Hirers retain flexibility as agency worker claim denied by the Court of Appeal

In a decision that will be welcomed by employers with a requirement to use agency workers to fill staffing gaps as work fluctuates, the Court of Appeal has confirmed that those workers are not entitled to the same number of working hours per week as permanent employees.

The Agency Workers Regulations 2010 (AWR) were introduced to ensure that the basic terms and conditions of temporary agency staff are the same as those enjoyed by permanent staff (once the agency worker has been in the same role for 12 continuous weeks).  The relevant “terms and conditions” under the AWR include the “duration of working time”.  The issue that the courts had to determine was whether this meant that an agency worker doing the same job as a directly employed employee should, after the 12 week qualifying period, be entitled to work the same number of hours per week that that permanent employee enjoyed.

Mr Kocur was an agency worker supplied to work at the Leeds Royal Mail centre.  He claimed that after 12 weeks he should have been allocated the same number of working hours as the directly hired Royal Mail employees.  The Tribunal, EAT and ultimately Court of Appeal all rejected his claim.  Any arrangement that denied the hirer the flexibility to engage agency workers according to the fluctuating demands of the business would defeat the purpose of hiring agency staff.  It was unworkable and not what was intended by the AWR. 
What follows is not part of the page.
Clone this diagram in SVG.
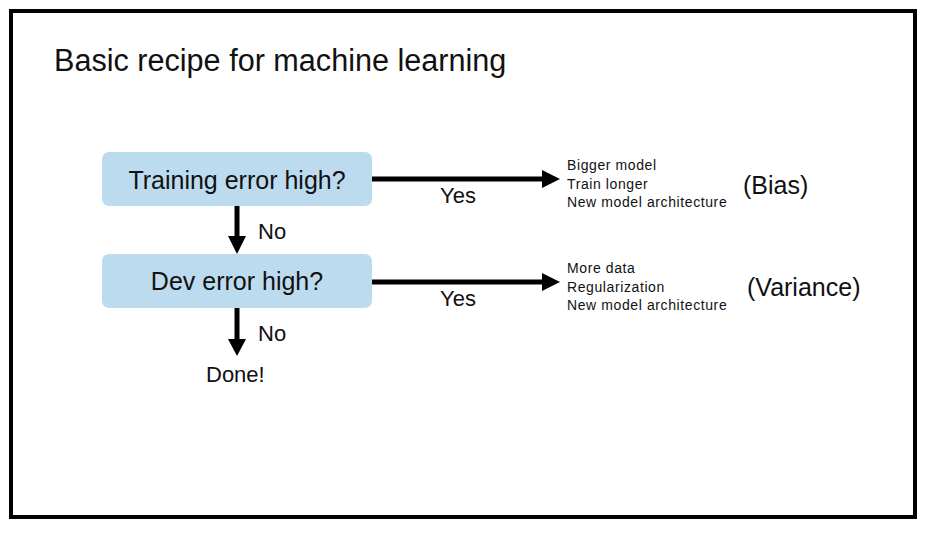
<svg xmlns="http://www.w3.org/2000/svg" width="929" height="540" viewBox="0 0 929 540">
<style>
text{font-family:"Liberation Sans",Arial,sans-serif;fill:#111}
.box{fill:#BDDBEF}
.q{font-size:25px;text-anchor:middle}
.lbl{font-size:22px}
.sm{font-size:14px;letter-spacing:0.6px}
.big{font-size:25px}
.ln{stroke:#000;stroke-width:5;fill:none}
</style>
<rect x="0" y="0" width="929" height="540" fill="#fff"/>
<rect x="11" y="11" width="904" height="506" fill="#fff" stroke="#000" stroke-width="4"/>
<text x="54" y="71" font-size="30.6">Basic recipe for machine learning</text>
<g id="training">
<rect class="box" x="102" y="152" width="270" height="54" rx="7"/>
<text class="q" x="237" y="189">Training error high?</text>
</g>
<g id="dev">
<rect class="box" x="102" y="254" width="270" height="54" rx="7"/>
<text class="q" x="237" y="290">Dev error high?</text>
</g>
<g id="done">
<text class="lbl" x="206" y="382">Done!</text>
</g>
<g id="bias">
<text class="sm" x="567" y="170">Bigger model</text>
<text class="sm" x="567" y="189">Train longer</text>
<text class="sm" x="567" y="207">New model architecture</text>
<text class="big" x="743" y="194">(Bias)</text>
</g>
<g id="variance">
<text class="sm" x="567" y="273">More data</text>
<text class="sm" x="567" y="292">Regularization</text>
<text class="sm" x="567" y="310">New model architecture</text>
<text class="big" x="747" y="296">(Variance)</text>
</g>
<g id="connectors">
<line class="ln" x1="372" y1="179" x2="545" y2="179"/>
<polygon points="542,170 560,179 542,188" fill="#000"/>
<text class="lbl" x="440" y="203">Yes</text>
<line class="ln" x1="372" y1="282" x2="545" y2="282"/>
<polygon points="542,273 560,282 542,291" fill="#000"/>
<text class="lbl" x="440" y="306">Yes</text>
<line class="ln" x1="237" y1="206" x2="237" y2="238"/>
<polygon points="228,236 246,236 237,254" fill="#000"/>
<text class="lbl" x="258" y="239">No</text>
<line class="ln" x1="237" y1="308" x2="237" y2="341"/>
<polygon points="228,339 246,339 237,356" fill="#000"/>
<text class="lbl" x="258" y="341">No</text>
</g>
</svg>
The “duration of working time” referred to in the AWR related to working time limits under the Working Time Regulations, not the contracted hours of permanent staff. Any other reading of the AWR would enable agency workers to pick the permanent member of staff who worked the hours that suited them most (as there could be many different working patterns in the business) which would be entirely unworkable.

Fortunately for businesses that need to use agency workers to cover fluctuating work patterns, this is a very practical decision.  Flexibility is the key for hirers, and had this decision gone in Mr Kocur’s favour, much of that flexibility would have been lost.

Since the AWR came into force in 2011 there have been relatively few related cases before the tribunals.  The AWR are often cited by commentators as an example of employment legislation which may be repealed following Brexit.  However, following the Good Work Plan, this does not seem to be the direction of travel at all.  In April 2020 the widely used Swedish Derogation (a partial exemption from the AWR under which an agency worker may be given a permanent contract of employment with an agency, and continue to be paid between assignments) will be repealed.  This will mean that all agency workers will be entitled to parity of pay after 12 weeks, and agencies must inform their relevant agency workers by 30 April 2020 that the Swedish Derogation no longer applies.